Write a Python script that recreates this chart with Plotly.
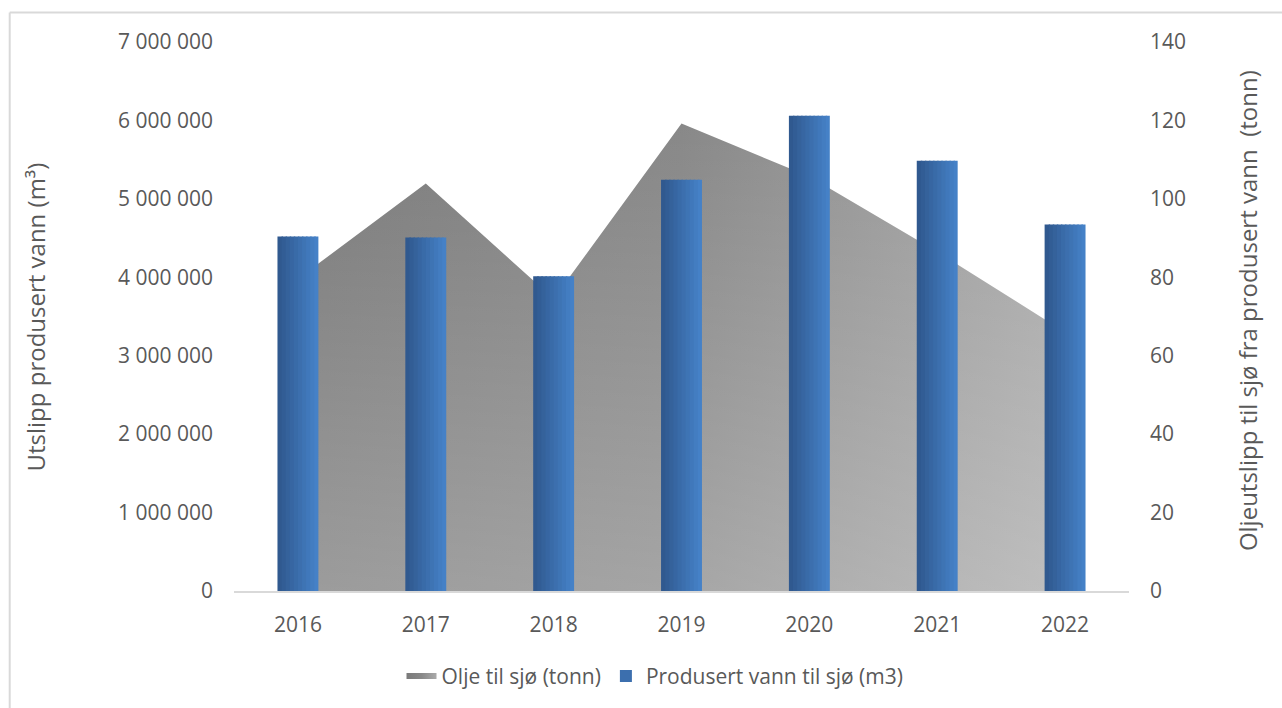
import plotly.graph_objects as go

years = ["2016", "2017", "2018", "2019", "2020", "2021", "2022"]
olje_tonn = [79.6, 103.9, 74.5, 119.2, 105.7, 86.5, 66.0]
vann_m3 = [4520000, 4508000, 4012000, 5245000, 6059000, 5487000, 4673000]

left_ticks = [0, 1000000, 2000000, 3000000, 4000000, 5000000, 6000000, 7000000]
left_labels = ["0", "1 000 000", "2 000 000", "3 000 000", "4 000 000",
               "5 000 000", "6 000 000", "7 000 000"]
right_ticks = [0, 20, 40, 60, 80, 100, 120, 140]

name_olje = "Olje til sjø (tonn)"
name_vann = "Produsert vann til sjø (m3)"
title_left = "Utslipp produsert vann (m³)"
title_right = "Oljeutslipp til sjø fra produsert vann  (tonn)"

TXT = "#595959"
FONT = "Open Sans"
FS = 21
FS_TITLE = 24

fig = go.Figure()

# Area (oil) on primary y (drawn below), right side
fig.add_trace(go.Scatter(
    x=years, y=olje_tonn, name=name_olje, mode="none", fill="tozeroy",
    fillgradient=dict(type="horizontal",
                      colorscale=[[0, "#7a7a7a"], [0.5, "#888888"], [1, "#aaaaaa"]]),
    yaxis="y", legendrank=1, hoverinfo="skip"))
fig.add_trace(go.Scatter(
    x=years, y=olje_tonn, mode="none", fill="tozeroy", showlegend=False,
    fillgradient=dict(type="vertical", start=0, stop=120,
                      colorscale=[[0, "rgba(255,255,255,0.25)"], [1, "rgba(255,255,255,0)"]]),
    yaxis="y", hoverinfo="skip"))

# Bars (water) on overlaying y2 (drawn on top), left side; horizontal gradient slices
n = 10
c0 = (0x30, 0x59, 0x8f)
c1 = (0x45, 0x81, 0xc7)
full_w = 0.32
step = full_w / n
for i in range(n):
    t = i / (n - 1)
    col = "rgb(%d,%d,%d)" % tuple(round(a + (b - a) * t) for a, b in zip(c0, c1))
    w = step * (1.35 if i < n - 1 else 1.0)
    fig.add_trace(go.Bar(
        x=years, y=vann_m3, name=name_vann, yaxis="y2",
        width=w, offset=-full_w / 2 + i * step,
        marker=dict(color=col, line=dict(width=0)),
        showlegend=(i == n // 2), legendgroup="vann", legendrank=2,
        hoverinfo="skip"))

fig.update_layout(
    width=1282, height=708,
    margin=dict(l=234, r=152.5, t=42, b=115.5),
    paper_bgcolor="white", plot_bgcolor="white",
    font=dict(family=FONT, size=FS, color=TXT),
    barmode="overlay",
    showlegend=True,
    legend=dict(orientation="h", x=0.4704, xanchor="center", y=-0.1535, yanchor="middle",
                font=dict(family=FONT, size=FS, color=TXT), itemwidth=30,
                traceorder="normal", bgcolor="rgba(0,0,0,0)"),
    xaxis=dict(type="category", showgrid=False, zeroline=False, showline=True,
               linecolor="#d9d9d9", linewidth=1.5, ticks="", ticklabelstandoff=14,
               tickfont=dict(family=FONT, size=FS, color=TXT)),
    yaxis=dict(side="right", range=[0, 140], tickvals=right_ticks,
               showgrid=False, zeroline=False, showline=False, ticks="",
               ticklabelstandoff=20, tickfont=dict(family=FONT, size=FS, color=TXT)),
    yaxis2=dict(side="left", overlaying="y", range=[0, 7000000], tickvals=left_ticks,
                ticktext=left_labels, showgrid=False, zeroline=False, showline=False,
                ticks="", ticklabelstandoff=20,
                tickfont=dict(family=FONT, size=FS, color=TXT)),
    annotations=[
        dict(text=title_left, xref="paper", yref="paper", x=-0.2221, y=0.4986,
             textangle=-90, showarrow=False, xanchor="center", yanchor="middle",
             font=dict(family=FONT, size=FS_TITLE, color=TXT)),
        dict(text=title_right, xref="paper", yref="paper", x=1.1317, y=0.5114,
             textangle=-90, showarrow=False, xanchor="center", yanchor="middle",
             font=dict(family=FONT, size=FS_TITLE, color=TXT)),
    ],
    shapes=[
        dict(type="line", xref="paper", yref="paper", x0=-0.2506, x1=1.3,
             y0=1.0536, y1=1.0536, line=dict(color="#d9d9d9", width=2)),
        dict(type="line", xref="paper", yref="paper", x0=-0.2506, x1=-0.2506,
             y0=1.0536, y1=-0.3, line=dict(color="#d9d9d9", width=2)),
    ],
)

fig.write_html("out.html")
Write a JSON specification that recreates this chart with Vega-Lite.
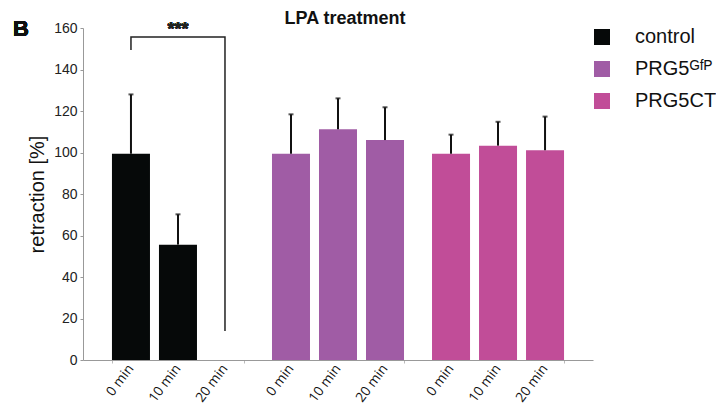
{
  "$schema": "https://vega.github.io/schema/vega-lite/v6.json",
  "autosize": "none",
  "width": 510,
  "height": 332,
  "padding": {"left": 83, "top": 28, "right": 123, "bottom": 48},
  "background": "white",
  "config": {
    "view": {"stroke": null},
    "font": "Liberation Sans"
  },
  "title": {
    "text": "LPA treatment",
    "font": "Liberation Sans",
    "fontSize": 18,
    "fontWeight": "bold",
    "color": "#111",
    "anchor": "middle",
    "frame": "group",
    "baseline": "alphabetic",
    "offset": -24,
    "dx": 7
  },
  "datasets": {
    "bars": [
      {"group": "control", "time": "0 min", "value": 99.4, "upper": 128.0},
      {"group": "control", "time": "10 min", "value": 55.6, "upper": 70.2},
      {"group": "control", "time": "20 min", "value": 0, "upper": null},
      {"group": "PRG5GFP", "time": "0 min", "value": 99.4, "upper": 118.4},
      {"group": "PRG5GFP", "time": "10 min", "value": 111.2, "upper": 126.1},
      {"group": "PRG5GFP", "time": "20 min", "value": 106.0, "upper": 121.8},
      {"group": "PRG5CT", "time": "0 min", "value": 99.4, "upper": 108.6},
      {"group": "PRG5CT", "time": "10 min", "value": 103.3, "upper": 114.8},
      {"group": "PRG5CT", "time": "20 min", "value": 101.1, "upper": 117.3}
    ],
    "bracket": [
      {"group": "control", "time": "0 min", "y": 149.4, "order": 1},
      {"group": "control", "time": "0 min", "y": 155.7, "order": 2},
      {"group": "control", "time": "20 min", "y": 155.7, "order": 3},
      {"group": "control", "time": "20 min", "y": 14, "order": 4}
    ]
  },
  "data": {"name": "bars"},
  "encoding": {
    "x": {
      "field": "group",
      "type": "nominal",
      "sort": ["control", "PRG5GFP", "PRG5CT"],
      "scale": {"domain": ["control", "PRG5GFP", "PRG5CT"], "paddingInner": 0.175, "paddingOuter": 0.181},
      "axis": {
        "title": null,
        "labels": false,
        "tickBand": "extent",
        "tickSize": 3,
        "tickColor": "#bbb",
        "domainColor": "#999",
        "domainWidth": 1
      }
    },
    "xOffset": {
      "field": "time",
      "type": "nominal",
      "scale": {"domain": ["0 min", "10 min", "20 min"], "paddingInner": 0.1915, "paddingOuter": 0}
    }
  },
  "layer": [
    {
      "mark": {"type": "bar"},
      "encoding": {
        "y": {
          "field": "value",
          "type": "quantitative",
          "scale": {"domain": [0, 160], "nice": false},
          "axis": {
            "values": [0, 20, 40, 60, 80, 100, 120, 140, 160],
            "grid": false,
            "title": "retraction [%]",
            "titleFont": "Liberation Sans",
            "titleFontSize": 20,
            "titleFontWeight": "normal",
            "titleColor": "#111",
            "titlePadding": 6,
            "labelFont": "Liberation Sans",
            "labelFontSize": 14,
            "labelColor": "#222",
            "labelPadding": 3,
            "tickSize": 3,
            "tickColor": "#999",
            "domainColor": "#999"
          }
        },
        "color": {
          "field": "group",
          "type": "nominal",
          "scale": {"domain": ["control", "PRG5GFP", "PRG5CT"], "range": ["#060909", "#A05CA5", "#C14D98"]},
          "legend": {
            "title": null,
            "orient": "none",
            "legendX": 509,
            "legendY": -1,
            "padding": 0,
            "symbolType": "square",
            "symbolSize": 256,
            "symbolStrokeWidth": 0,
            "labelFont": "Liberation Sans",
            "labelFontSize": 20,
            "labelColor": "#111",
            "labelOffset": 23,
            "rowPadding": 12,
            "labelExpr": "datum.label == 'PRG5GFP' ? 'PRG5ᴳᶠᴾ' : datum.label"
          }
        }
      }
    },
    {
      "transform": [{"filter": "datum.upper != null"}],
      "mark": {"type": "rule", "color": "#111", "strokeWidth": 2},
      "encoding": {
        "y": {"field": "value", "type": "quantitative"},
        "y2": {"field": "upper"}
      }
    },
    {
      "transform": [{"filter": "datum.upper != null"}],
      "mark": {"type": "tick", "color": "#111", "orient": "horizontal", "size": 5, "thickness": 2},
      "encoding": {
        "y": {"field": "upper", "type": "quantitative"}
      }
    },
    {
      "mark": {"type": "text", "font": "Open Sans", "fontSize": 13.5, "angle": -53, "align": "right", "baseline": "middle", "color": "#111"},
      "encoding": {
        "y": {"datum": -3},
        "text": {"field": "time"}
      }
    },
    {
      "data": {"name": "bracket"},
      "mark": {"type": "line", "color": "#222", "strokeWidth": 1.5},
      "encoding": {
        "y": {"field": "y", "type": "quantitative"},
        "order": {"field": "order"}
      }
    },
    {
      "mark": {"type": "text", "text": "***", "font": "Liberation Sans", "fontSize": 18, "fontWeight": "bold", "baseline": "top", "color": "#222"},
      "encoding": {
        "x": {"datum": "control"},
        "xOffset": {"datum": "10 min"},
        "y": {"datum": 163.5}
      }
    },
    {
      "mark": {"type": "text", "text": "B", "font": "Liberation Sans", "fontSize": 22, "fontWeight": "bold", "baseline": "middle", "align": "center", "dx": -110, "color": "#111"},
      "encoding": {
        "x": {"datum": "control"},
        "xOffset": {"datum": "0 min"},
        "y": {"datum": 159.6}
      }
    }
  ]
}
§ §
[What the task asks] Extract, word for word, each line from the top of the data down to and including the line with "right_ticks = [0, 20, 40, 60, 80, 100, 120, 140]"; skip the pictures.

[Solution to this exercise]
Write a Python script that recreates this chart with Plotly.
import plotly.graph_objects as go

years = ["2016", "2017", "2018", "2019", "2020", "2021", "2022"]
olje_tonn = [79.6, 103.9, 74.5, 119.2, 105.7, 86.5, 66.0]
vann_m3 = [4520000, 4508000, 4012000, 5245000, 6059000, 5487000, 4673000]

left_ticks = [0, 1000000, 2000000, 3000000, 4000000, 5000000, 6000000, 7000000]
left_labels = ["0", "1 000 000", "2 000 000", "3 000 000", "4 000 000",
               "5 000 000", "6 000 000", "7 000 000"]
right_ticks = [0, 20, 40, 60, 80, 100, 120, 140]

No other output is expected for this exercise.